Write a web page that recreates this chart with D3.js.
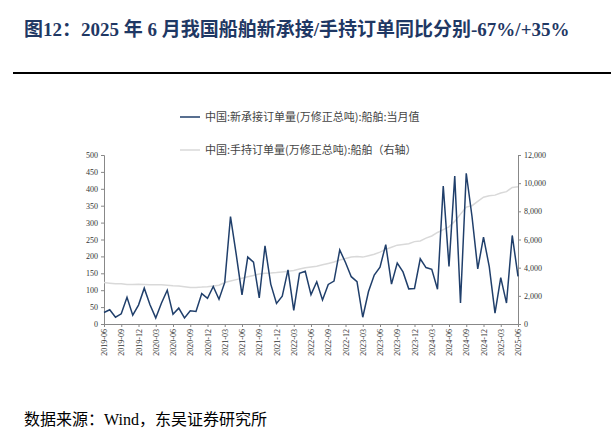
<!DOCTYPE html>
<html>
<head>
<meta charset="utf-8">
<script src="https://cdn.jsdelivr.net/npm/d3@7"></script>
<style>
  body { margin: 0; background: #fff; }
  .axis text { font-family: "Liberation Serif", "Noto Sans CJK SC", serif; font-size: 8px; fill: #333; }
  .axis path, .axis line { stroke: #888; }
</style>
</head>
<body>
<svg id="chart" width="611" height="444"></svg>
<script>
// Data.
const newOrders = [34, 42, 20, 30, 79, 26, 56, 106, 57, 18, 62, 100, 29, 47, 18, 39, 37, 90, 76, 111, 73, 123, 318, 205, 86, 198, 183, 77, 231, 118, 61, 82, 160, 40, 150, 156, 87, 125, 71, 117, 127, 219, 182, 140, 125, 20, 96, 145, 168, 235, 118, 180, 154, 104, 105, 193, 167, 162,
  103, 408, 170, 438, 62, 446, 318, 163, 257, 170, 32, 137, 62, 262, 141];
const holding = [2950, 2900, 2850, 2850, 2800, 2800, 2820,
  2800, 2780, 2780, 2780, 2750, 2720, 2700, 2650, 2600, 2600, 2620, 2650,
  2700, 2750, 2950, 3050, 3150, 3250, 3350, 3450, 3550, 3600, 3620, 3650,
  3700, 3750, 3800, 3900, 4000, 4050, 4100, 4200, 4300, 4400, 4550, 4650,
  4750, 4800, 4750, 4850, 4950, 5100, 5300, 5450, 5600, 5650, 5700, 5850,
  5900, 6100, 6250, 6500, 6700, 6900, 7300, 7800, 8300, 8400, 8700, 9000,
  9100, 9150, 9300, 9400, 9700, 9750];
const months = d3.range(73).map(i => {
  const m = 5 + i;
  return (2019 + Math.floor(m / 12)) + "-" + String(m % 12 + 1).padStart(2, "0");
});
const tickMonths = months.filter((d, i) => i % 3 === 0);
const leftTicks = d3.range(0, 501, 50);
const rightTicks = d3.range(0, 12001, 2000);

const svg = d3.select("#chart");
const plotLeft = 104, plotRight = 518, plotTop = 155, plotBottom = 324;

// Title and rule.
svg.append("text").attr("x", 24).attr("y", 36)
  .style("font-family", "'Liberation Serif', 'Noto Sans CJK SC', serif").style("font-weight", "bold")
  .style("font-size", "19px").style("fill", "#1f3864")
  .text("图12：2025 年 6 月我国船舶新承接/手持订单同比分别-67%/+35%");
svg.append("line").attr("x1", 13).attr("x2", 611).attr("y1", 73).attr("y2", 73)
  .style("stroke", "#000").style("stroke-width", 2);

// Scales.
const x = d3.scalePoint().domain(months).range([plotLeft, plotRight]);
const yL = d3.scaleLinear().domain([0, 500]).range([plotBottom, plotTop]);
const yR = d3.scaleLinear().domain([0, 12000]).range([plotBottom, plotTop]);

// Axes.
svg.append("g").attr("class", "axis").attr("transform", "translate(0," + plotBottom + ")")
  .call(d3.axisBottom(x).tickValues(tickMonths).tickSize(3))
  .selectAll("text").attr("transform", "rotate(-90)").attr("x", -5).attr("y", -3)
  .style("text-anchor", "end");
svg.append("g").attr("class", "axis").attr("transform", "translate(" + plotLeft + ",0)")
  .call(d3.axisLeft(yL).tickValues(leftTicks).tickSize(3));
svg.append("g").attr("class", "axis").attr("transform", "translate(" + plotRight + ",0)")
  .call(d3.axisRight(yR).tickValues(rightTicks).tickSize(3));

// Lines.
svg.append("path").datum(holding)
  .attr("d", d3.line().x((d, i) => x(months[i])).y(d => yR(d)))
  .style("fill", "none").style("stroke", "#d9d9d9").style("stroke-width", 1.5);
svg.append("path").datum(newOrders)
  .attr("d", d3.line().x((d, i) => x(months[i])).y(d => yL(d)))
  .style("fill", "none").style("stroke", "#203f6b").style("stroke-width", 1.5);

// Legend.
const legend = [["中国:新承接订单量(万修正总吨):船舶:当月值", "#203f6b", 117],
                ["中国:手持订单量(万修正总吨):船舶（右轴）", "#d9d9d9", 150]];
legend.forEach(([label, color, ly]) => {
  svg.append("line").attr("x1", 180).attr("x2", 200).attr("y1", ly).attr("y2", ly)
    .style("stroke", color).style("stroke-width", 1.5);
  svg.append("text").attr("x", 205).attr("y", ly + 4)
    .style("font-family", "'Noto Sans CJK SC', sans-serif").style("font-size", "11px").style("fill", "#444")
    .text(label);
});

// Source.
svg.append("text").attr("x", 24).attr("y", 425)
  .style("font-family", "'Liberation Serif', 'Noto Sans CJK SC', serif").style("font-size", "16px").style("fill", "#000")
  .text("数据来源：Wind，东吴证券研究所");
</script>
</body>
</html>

* * *

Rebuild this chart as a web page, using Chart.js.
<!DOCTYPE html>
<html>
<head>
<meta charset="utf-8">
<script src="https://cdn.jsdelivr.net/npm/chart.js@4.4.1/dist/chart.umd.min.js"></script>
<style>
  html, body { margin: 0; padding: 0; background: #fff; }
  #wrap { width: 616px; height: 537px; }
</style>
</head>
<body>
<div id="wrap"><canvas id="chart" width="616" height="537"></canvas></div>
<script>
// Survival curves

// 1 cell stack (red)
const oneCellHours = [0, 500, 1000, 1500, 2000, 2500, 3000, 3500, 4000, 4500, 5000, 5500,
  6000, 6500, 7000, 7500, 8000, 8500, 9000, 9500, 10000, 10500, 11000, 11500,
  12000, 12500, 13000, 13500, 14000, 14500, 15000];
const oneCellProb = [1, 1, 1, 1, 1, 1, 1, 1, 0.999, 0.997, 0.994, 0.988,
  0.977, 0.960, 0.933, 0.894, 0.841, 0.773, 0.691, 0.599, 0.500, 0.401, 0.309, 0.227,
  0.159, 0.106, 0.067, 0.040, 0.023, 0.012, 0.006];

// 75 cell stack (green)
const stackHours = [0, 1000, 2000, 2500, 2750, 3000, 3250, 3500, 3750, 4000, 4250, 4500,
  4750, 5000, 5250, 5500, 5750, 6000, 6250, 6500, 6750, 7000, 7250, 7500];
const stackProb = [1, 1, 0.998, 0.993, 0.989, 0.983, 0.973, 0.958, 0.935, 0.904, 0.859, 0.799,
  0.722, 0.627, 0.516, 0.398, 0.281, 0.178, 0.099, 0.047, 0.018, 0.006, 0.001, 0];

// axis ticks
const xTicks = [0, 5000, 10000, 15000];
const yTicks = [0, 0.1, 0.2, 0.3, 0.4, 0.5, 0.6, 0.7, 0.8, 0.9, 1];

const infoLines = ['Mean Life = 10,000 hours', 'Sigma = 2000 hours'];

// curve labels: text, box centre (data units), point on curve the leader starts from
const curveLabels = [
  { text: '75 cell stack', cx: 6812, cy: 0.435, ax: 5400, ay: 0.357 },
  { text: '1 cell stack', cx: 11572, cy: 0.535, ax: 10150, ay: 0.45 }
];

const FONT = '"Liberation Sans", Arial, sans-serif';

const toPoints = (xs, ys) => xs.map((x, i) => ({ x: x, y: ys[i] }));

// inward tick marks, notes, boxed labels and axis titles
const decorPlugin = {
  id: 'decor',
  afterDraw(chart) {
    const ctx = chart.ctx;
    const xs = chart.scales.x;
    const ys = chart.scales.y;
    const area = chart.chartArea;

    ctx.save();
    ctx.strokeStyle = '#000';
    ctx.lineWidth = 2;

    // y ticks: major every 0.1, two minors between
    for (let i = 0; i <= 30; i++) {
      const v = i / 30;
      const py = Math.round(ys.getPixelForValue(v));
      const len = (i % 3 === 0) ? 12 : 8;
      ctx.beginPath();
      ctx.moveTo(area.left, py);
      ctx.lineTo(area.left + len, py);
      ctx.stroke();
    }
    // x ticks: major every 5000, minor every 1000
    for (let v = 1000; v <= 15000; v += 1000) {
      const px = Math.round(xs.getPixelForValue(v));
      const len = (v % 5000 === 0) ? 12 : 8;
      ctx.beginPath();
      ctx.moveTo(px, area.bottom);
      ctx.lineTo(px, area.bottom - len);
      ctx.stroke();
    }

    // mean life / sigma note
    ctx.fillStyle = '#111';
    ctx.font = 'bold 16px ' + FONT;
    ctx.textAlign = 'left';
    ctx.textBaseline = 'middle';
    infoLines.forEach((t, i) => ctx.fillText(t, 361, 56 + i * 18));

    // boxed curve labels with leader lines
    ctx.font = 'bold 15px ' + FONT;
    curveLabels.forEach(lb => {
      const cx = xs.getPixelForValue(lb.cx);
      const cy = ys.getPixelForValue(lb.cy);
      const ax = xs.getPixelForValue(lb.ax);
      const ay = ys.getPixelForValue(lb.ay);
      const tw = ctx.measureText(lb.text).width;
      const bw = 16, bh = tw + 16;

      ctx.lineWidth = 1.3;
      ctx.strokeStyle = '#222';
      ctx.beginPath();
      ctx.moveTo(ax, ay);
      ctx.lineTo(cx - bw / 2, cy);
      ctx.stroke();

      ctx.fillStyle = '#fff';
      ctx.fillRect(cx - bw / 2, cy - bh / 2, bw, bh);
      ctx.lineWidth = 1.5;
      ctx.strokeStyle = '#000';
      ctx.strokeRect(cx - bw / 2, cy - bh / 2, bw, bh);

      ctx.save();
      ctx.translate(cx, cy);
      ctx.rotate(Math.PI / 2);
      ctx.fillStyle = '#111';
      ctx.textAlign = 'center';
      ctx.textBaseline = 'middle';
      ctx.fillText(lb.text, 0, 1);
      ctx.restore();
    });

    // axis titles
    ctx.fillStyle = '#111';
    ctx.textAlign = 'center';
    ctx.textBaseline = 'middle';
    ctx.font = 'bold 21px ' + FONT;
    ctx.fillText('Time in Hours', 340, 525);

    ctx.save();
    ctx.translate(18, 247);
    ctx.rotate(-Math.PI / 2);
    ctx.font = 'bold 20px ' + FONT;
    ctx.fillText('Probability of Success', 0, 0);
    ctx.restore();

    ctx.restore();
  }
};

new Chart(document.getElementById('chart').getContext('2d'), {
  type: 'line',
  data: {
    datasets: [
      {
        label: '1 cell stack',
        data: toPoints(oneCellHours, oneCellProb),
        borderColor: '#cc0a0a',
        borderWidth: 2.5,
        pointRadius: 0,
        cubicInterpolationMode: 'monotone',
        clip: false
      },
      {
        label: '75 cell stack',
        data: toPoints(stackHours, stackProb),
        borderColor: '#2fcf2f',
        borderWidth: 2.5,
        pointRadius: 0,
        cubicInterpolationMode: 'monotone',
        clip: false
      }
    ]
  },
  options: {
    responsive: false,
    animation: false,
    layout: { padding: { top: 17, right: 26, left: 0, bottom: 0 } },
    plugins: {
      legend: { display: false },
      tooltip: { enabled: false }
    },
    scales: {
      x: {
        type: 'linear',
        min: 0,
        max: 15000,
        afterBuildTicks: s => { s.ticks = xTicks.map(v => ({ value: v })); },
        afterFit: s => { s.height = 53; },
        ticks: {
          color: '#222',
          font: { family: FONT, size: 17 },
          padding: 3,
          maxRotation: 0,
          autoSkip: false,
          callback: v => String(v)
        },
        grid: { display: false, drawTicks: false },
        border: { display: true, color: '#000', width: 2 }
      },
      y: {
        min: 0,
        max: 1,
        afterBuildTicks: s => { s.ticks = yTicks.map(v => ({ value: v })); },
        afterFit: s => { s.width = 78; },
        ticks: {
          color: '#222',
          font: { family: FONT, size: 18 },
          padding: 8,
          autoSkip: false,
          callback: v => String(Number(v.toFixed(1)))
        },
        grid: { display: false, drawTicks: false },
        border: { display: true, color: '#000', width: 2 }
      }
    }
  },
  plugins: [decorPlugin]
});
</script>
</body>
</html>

==

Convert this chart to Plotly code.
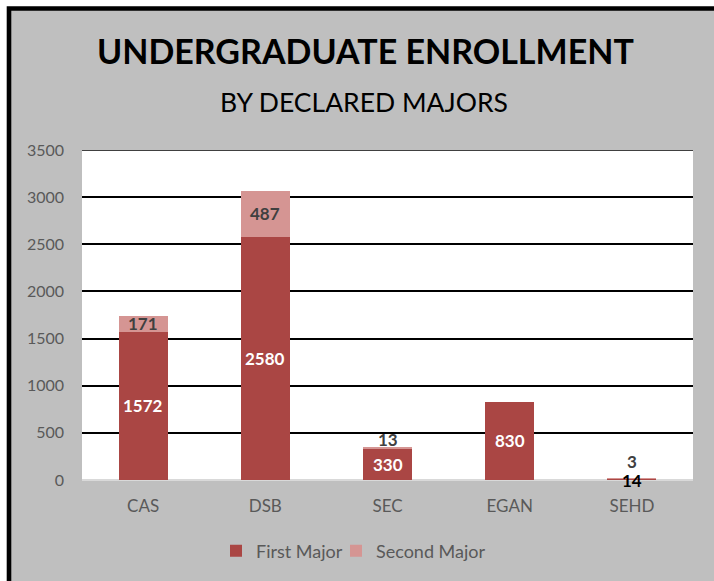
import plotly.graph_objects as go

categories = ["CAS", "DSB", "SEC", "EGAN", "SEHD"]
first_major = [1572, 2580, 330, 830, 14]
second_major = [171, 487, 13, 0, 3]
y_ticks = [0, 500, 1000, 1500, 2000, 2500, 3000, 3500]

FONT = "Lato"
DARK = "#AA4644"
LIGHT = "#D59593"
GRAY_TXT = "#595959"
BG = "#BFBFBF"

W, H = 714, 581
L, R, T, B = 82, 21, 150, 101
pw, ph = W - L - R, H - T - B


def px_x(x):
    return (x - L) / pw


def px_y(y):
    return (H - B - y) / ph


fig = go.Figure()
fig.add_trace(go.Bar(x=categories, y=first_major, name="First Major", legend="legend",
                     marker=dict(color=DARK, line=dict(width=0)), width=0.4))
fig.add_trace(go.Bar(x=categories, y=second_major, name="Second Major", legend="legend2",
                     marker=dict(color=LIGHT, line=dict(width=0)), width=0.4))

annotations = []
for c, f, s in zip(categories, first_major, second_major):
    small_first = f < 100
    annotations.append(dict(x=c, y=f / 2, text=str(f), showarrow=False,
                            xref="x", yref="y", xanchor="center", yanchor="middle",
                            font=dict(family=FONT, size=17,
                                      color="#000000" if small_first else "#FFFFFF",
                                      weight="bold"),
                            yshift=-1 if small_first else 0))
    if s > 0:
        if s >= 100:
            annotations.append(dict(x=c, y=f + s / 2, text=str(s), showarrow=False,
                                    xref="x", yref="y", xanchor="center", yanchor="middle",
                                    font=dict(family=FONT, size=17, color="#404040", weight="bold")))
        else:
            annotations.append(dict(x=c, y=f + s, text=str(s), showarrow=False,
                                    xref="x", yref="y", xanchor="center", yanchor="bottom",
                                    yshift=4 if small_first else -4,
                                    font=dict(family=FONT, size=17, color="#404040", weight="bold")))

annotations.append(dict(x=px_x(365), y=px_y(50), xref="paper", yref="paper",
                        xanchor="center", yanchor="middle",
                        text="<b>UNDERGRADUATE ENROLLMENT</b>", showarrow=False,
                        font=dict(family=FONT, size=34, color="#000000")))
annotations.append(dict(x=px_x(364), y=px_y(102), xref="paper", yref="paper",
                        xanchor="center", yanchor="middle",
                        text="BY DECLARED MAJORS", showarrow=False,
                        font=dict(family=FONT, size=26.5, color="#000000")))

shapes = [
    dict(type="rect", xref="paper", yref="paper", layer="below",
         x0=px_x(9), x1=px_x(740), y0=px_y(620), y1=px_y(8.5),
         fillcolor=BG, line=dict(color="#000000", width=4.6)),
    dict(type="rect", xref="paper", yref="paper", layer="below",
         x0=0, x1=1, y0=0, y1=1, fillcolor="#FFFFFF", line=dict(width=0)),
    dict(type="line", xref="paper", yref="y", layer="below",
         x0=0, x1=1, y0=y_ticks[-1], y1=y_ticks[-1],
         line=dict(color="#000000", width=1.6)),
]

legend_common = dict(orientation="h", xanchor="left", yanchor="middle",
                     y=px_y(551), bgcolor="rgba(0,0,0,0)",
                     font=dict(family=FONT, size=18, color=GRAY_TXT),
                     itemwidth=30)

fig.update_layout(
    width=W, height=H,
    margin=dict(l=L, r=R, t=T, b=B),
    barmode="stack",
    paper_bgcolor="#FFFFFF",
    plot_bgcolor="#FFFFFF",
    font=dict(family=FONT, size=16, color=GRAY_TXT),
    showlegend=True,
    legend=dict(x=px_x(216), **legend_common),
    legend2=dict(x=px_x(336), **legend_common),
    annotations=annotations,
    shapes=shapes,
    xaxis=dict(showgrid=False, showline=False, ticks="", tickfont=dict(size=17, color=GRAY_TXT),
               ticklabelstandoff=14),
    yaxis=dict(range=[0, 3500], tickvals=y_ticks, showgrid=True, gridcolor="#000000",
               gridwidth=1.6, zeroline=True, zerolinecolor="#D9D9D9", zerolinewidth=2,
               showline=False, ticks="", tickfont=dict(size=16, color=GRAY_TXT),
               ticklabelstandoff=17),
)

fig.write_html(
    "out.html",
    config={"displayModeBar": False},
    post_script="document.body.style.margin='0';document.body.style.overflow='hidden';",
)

*To do*:
Above are the records. Copy only the lines from the one with "Convert this chart to Plotly code." through the one with "pw, ph = W - L - R, H - T - B", exactly, with no pictures.

*Output for this task*:
Convert this chart to Plotly code.
import plotly.graph_objects as go

categories = ["CAS", "DSB", "SEC", "EGAN", "SEHD"]
first_major = [1572, 2580, 330, 830, 14]
second_major = [171, 487, 13, 0, 3]
y_ticks = [0, 500, 1000, 1500, 2000, 2500, 3000, 3500]

FONT = "Lato"
DARK = "#AA4644"
LIGHT = "#D59593"
GRAY_TXT = "#595959"
BG = "#BFBFBF"

W, H = 714, 581
L, R, T, B = 82, 21, 150, 101
pw, ph = W - L - R, H - T - B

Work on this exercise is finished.